How we plan Science: Our science knowledge organisers provide the overview structure for our science curriculum and show how concepts and knowledge are built up as the children progress through the school.

They include;

  • key learning objectives;
  • recommended working scientifically suggestions;
  • NC knowledge and concepts to be covered;
  • non- statutory guidance;
  • key vocabulary;
  • suggested questions and activities;
  • outdoor learning opportunities and local links;
  • possible cross curricular links.

Teachers use the knowledge organisers as their starting point to plan their lessons. Our teachers also use supplementary materials to support their planning – such as Snap Science Scheme, Twinkl, Hamilton or PlanBee.


We use our working scientifically wheels to help determine the teaching approach for specific science lessons. These wheels make explicit the key features of scientific enquiry, so that pupils learn to use a variety of approaches to answer relevant scientific questions. The types of scientific enquiry include

  • observing over time;
  • pattern seeking;
  • identifying,
  • classifying and grouping;
  • comparative and fair testing (controlled investigations);
  • researching using secondary sources.
  • seeking answers to questions through collecting, analysing and presenting data.

Early Years: Science within the early years is taught under the heading “Understanding the World” which is one of the seven key areas of learning. Teaching of understanding the world is linked to half termly topics for example children explore floating and sinking when thinking about the gingerbread man in our Traditional Tale topic. Science is taught through a mixture of adult led tasks and child initiated learning

Adult led tasks: Tasks are always of a practical nature and usually consist of a group discussion before leading into an adult led group task. Towards the end of the EYFS children begin to record their findings in their own way.

Child Initiated learning; During independent time children are encouraged to explore the world around them both inside and outside. This can lead to science based activities for example in winter months exploring melting in the garden when they find ice.

Each week the children take part in a forest school session where they have the opportunity to explore nature and take part in exploratory nature tasks.
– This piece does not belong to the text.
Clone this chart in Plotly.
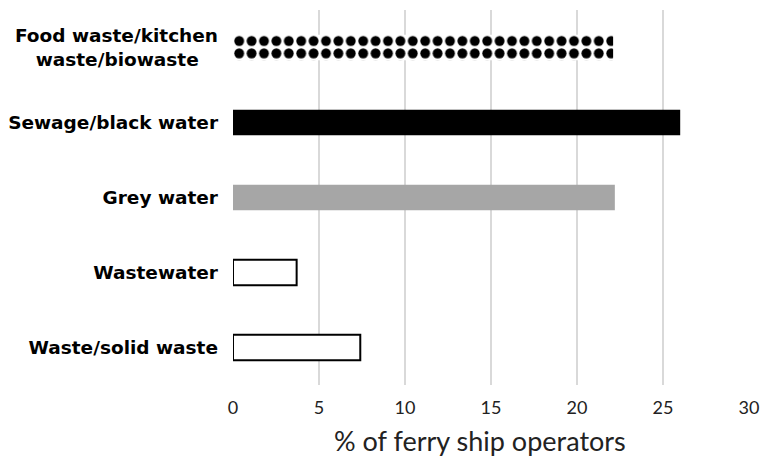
import plotly.graph_objects as go

categories = ["Waste/solid waste", "Wastewater", "Grey water", "Sewage/black water",
              "Food waste/kitchen<br>waste/biowaste\u00a0\u00a0\u00a0"]
values = [7.4, 3.7, 22.2, 26.0, 22.1]
x_ticks = [0, 5, 10, 15, 20, 25, 30]
x_title = "% of ferry ship operators"

fill_colors = ["white", "white", "#a6a6a6", "black"]
line_colors = ["black", "black", "#a6a6a6", "black"]
line_widths = [2, 2, 0, 0]

fig = go.Figure()
fig.add_trace(go.Bar(
    x=values[:4], y=categories[:4], orientation="h",
    marker=dict(color=fill_colors, line=dict(color=line_colors, width=line_widths)),
    width=0.34,
))
fig.add_trace(go.Bar(
    x=values[4:], y=categories[4:], orientation="h",
    marker=dict(color="white", line=dict(width=0),
                pattern=dict(shape=".", fgcolor="black", bgcolor="white",
                             size=12.4, solidity=0.5, fillmode="replace")),
    width=0.34,
))

fig.update_layout(
    width=764, height=456,
    margin=dict(l=233, r=15, t=10, b=71),
    plot_bgcolor="white", paper_bgcolor="white",
    showlegend=False, barmode="overlay",
    font=dict(family="Liberation Sans", color="black"),
)
fig.add_annotation(
    text=x_title, xref="paper", yref="paper", x=0.479, y=-0.147,
    xanchor="center", yanchor="middle", showarrow=False,
    font=dict(family="Lato", size=27, color="#222"),
)
fig.update_xaxes(
    range=[0, 30], tickvals=x_ticks, showgrid=True, gridcolor="#d9d9d9", gridwidth=2,
    zeroline=False, showline=False, ticks="", automargin=False,
    tickfont=dict(family="Lato", size=18, color="#222"),
    ticklabelstandoff=10,
)
fig.update_yaxes(
    categoryorder="array", categoryarray=categories,
    showgrid=False, zeroline=False, showline=False, ticks="", automargin=False,
    tickfont=dict(family="DejaVu Sans", size=18.5, color="black", weight="bold"),
    ticklabelstandoff=14,
)
# remove the page's default 8px body margin so the figure sits at the window origin
fig.write_html("out.html", config={"displayModeBar": False},
               post_script="document.body.style.margin='0px';")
Key Stage 1 and 2: Science throughout KS1 and KS2 is taught once a week for an afternoon in all classes. Using the science subject knowledge organiser and working scientifically wheels, teachers across KS1 and KS2 plan and deliver lessons that build upon prior knowledge from previous year groups and previous sessions. Throughout the academic year, classes will also engage in Forest School sessions linked to science where they are appropriate.


In our assessment of the impact of science in St Andrew’s we would expect to see;

  • children enjoying and being enthusiastic about science in our school – this may be assessed by pupil voice conferences, House discussions or seen in observations;
  • that children’s work shows a range of topics and evidence of the curriculum coverage for all science topics;
  • a clear progression of children’s work evident in their science books;
  • that children are becoming increasingly independent in science, selecting their own tools and materials, completing pupil lead investigations and choosing their own strategies for recording;
  • standards in science at the end of the key stages are good and issues arising are addressed effectively in school;
  • our SLT and governors are kept up to date with developments in the way science is run in our school with subject reports, action plans and review meetings.

We use a variety of formative and summative methods to assess our children to ensure they make progress.